Fitch uses various rating measures including AAA, AA, A, BBB, BB, B, CCC, CC, C, RD, and D.

"The ratings are supported by a favorable debt structure with long maturities and denominated mostly in local currency as well a credible monetary policy framework," as per Fitch.

National Treasury acknowledged that the ratings are supported by a favorable debt structure with long maturities and denominated mostly in local currency as well as a credible monetary policy framework.

"Government is implementing urgent measures to reduce load-shedding in the short term and transform the sector through market reforms to achieve long-term energy security," National Treasury said, SANews reported on Tuesday.

It continued, "Over the medium‐term, the fiscal strategy aims to achieve fiscal sustainability by reducing the budget deficit and stabilizing the debt-to-GDP ratio.
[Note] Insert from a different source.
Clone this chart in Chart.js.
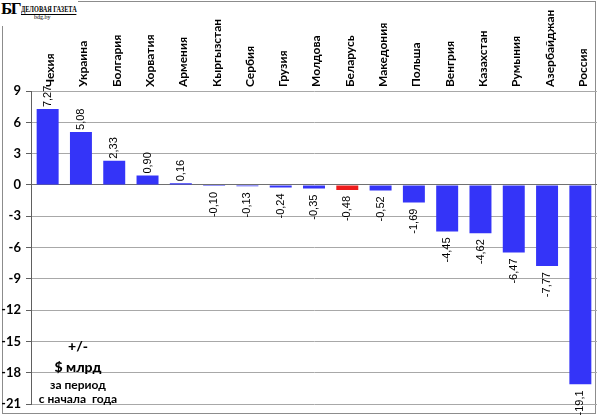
<!DOCTYPE html>
<html>
<head>
<meta charset="utf-8">
<script src="https://cdn.jsdelivr.net/npm/chart.js@4/dist/chart.umd.min.js"></script>
<style>
  html, body { margin: 0; padding: 0; background: #fff; }
  #wrap { position: relative; width: 600px; height: 417px; }
  #frame { position: absolute; left: 2px; top: 1px; width: 594px; height: 413px; border: 1px solid #8c8c8c; box-sizing: border-box; }
  #logo { position: absolute; left: 0; top: 0; width: 78px; height: 26px; background: #fff; }
  #logo .bg { position: absolute; left: 1px; top: 0px; font: bold 17px/17px "Liberation Serif", "DejaVu Serif", serif; letter-spacing: -1.5px; color: #000; }
  #logo .name { position: absolute; left: 21px; top: 5px; font: bold 8px/9px "Liberation Serif", serif; color: #000; white-space: nowrap; transform-origin: 0 0; transform: scaleX(0.78); border-bottom: 1px solid #000; }
  #logo .site { position: absolute; left: 34px; top: 14px; font: 6px/6px "Liberation Serif", serif; color: #000; }
  canvas { position: absolute; left: 0; top: 0; }
  #note { position: absolute; left: 30px; top: 339px; width: 96px; text-align: center; font-family: Lato, "Open Sans", sans-serif; color: #000; line-height: 1; }
  #note .l1 { font-weight: 900; font-size: 14px; }
  #note .l2 { font-weight: 900; font-size: 14px; margin-top: 7px; }
  #note .l3 { font-weight: bold; font-size: 12px; margin-top: 5px; }
  #note .l4 { font-weight: bold; font-size: 12px; margin-top: 2px; }
</style>
</head>
<body>
<div id="wrap">
  <div id="frame"></div>
  <canvas id="c" width="600" height="417"></canvas>
  <div id="logo"><span class="bg">БГ</span><span class="name">ДЕЛОВАЯ ГАЗЕТА</span><span class="site">bdg.by</span></div>
  <div id="note"><div class="l1">+/-</div><div class="l2">$ млрд</div><div class="l3">за период</div><div class="l4">с начала&nbsp; года</div></div>
</div>
<script>
const countries = ["Чехия","Украина","Болгария","Хорватия","Армения","Кыргызстан","Сербия","Грузия","Молдова","Беларусь","Македония","Польша","Венгрия","Казахстан","Румыния","Азербайджан","Россия"];
const changes = [7.27, 5.08, 2.33, 0.90, 0.16, -0.10, -0.13, -0.24, -0.35, -0.48, -0.52, -1.69, -4.45, -4.62, -6.47, -7.77, -19.1];
const highlighted = ["Беларусь"];
const yTicks = [9, 6, 3, 0, -3, -6, -9, -12, -15, -18, -21];

const BLUE = '#3434f8';
const RED = '#ee1c1c';

function fmt(v) {
  const s = Math.abs(v) >= 10 ? v.toFixed(1) : v.toFixed(2);
  return s.replace('.', ',');
}

const valueLabels = {
  id: 'valueLabels',
  afterDatasetsDraw(chart) {
    const ctx = chart.ctx;
    const meta = chart.getDatasetMeta(0);
    ctx.save();
    ctx.font = '11px "Liberation Sans", Arial, sans-serif';
    ctx.fillStyle = '#000';
    ctx.textBaseline = 'middle';
    meta.data.forEach((bar, i) => {
      const v = changes[i];
      ctx.save();
      if (v >= 0) {
        ctx.translate(bar.x, bar.y - 2);
        ctx.rotate(-Math.PI / 2);
        ctx.textAlign = 'left';
      } else {
        ctx.translate(bar.x, Math.max(bar.y, bar.base) + 6);
        ctx.rotate(-Math.PI / 2);
        ctx.textAlign = 'right';
      }
      ctx.fillText(fmt(v), 0, 0);
      ctx.restore();
    });
    ctx.restore();
  }
};

new Chart(document.getElementById('c'), {
  type: 'bar',
  data: {
    labels: countries,
    datasets: [{
      data: changes,
      backgroundColor: countries.map(c => highlighted.includes(c) ? RED : BLUE),
      borderWidth: 0,
      barPercentage: 0.66,
      categoryPercentage: 1.0
    }]
  },
  options: {
    responsive: false,
    animation: false,
    devicePixelRatio: 1,
    layout: { padding: { left: 2, right: 3, top: 4, bottom: 10 } },
    plugins: { legend: { display: false }, tooltip: { enabled: false } },
    scales: {
      x: {
        position: 'top',
        grid: { display: false, drawTicks: false },
        border: { display: false },
        ticks: {
          autoSkip: false,
          minRotation: 90,
          maxRotation: 90,
          padding: 4,
          labelOffset: 17,
          color: '#000',
          font: { family: 'Lato, "Open Sans", sans-serif', weight: 'bold', size: 12 }
        },
        afterFit(scale) { scale.height = 87; }
      },
      y: {
        min: -21,
        max: 9,
        afterBuildTicks(scale) { scale.ticks = yTicks.map(v => ({ value: v })); },
        grid: {
          color: ctx => (ctx.tick && ctx.tick.value === 0) ? '#707070' : '#a8a8a8',
          lineWidth: 1,
          tickLength: 5,
          tickColor: '#606060'
        },
        border: { display: true, color: '#606060', width: 1 },
        ticks: {
          padding: 5,
          color: '#000',
          font: { family: 'Lato, "Open Sans", sans-serif', weight: 'bold', size: 13 }
        },
        afterFit(scale) { scale.width = 29; }
      }
    }
  },
  plugins: [valueLabels]
});
</script>
</body>
</html>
On‐budget allocations for infrastructure and other policy priorities and maintaining a sustainable fiscal stance will support economic growth."

Fitch's primary ratings analyst named Thomas Garreau said that the firm "forecast zero real GDP growth in 2023, against 1.9 percent growth in 2022, due to severe power shortages in recent months that are likely to weigh heavily on GDP," IOL reported.

Garreau further explained that this should be followed by a modest recovery to 0.9 percent growth in 2024 and 1.3 percent in 2025. He noted that South Africa needs to do a "strong investment" in generating electricity in order to improve.

"However, real GDP growth will remain constrained by a poorly functioning transportation sector that drags on exports," he added. "Nevertheless, the reforms are limited in ambition and we do not think they will significantly enhance South Africa's low growth potential."

Considering the energy crisis in South Africa, the country has taken help from other countries like Mozambique and China.

South Africa signed a Power Purchase Agreement with Mozambique last month as it will be supplying 100 megawatts of electricity within the next three months to the former country.

Whereas, South Africa has sought China's help by asking for solar panels, battery storage, wind turbines, and renewables technology.